### ENTRIES SHOWN
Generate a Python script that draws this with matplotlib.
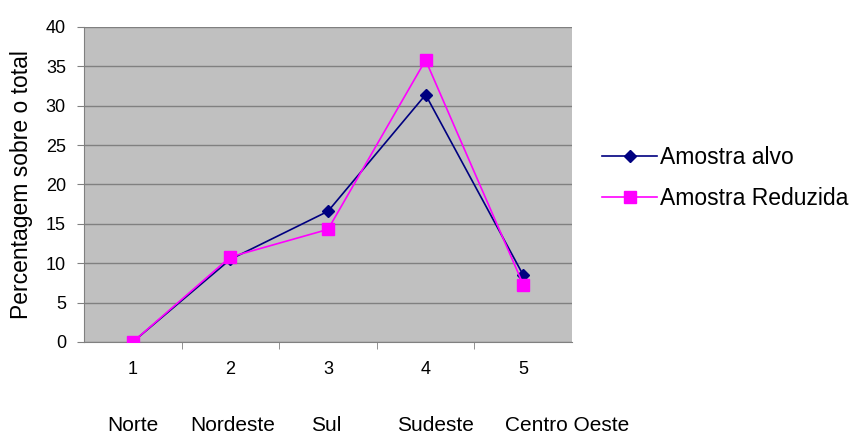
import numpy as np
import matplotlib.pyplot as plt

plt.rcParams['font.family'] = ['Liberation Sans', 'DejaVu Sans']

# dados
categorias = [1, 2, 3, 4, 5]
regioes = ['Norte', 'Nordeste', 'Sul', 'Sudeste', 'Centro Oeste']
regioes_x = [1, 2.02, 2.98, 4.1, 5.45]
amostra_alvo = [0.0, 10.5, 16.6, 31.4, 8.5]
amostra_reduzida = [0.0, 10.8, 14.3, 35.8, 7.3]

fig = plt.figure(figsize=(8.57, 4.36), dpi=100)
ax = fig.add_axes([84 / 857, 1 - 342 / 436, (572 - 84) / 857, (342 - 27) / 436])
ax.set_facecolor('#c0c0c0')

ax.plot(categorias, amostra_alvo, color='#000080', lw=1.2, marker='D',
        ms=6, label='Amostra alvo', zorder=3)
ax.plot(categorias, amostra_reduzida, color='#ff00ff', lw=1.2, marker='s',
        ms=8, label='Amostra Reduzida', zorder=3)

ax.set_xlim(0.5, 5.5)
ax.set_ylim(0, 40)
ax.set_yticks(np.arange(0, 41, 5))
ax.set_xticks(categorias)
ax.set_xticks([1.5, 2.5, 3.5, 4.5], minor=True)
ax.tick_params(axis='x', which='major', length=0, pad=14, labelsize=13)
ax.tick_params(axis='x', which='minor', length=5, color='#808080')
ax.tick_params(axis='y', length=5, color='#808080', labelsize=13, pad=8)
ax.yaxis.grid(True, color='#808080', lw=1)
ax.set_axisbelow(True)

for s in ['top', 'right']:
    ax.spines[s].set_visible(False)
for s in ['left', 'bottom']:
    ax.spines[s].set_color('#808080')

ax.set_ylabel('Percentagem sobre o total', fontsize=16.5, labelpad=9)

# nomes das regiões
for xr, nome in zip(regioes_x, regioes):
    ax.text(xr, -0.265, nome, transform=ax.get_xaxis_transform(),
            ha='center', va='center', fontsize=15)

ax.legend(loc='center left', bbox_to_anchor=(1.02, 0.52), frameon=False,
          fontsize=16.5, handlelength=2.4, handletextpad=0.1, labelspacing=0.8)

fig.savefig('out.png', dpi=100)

--

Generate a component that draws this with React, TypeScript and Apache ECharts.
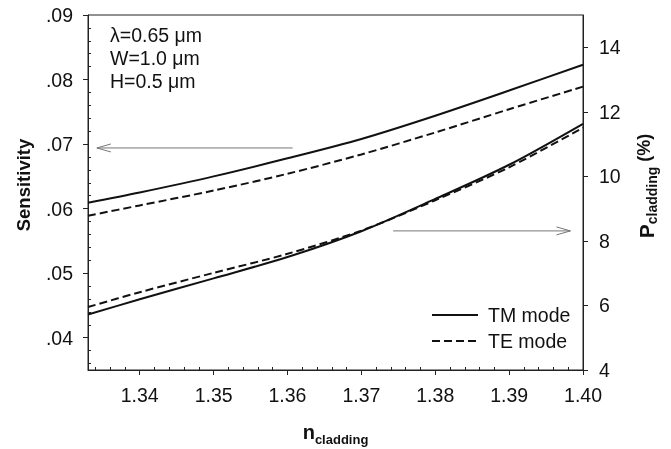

### EXERCISE AIM
The word "that" may appear on some lines of these records; state how many such lines there are, and nothing else.

### THE RESULT
2